Promise for Digital Scholarship
Longer term, there are exciting possibilities for scholarship as authors embrace technology and the capabilities of the platform. This month as part of the Current Scholarship Program at JSTOR, humanistic scholars are seeing the potential for publishing more compelling and effective work through the integration of text with other media. The Journal of the Society of Architectural Historians, under the catalytic leadership of editors Hilary Ballon and David Brownlee and the stewardship of the University of California Press, has begun publishing papers where images, video, and GIS technologies are integral to the text, enabling readers to engage in new ways and better understand their arguments. The society has also mounted a campaign to encourage submissions of this kind and is working with other societies in the arts to do the same.

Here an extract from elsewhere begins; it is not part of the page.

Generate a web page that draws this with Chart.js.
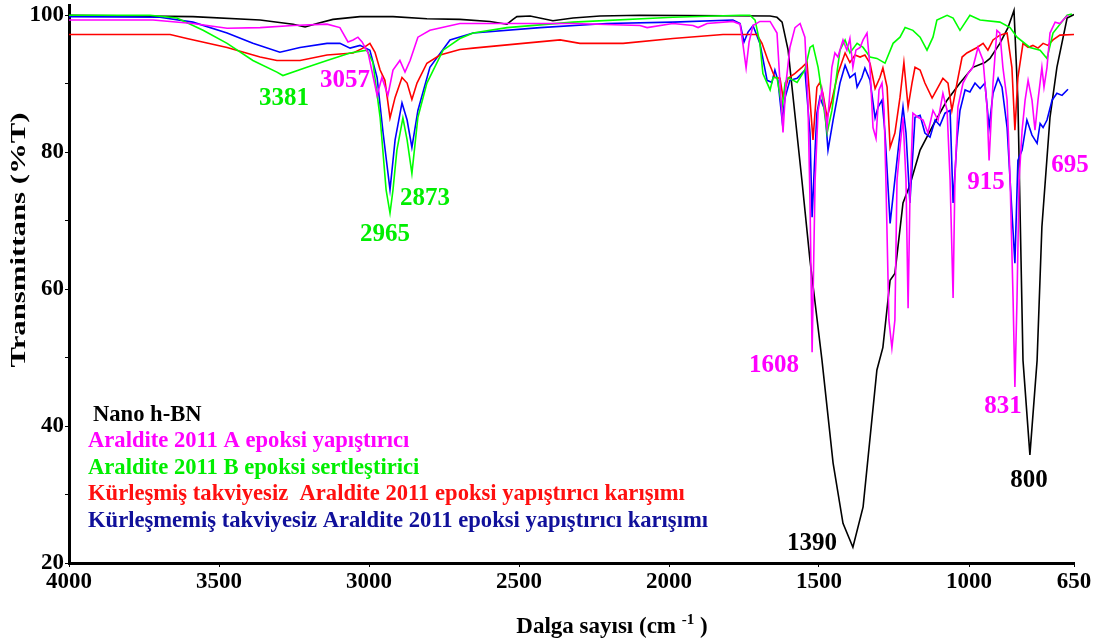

“Scholars amass remarkable materials and create valuable resources in the course of their research, much of which cannot be incorporated into the physical or argumentative form of the book,” expressed Doug Armato, Director of The University of Minnesota Press. “This project holds the promise of widely sharing and preserving some of those materials and linking them within a broader context, creating in the process an ebook environment that can take advantage of the kinds of exciting tools and scholarly practices emerging from the digital humanities.”
This opportunity to utilize a variety of media is particularly appealing to publishers like Yale University Press given their substantial focus in the arts as well as the humanities and social sciences. “Being part of this collaboration will enable us to reach the scholarly community in needed ways and contribute to the building of a valuable environment for libraries and users. But just as exciting may be the opportunity to create a new ecosystem for publishing in the arts through the collaboration of many like-minded organizations, including the potential for overcoming difficult rights and technological issues in the future,” said John Donatich, Director of Yale University Press.
Longevity and stability, particularly with new media, is also an important focus of the initiative. “Authors, users, and librarians need to know these books and related work will be available over the very long term,” said Kevin Guthrie, President of ITHAKA, the organization that is home to JSTOR and to the digital preservation service, Portico. “Preservation is fundamental to our mission and a critical part of what we have worked with the scholarly community to achieve since 1995.” All of the books will be preserved in Portico, which already archives more than 66,000 e-books as well as journals and digitized historical collections.
Given the scope of Books at JSTOR, it will be open to all kinds of publishers, whether non-profit or commercial, so long as they share the vision, collaborative spirit, and values of the group. We anticipate others will join soon. Conversations with California, Harvard, and MIT are ongoing, as are discussions with others. Libraries are also expected to be invited to contribute books from their collections in the future.
Kate Torrey, Director of The University of North Carolina Press summarized: “This is a really exciting collaboration. Following extensive research and planning, we now look forward to a launch that brings together distinguished book and journal content and establishes what we believe will be the gold-standard. It’s been a long time coming but with Books at JSTOR, we can finally see the reality of scholarly books coming of digital age.”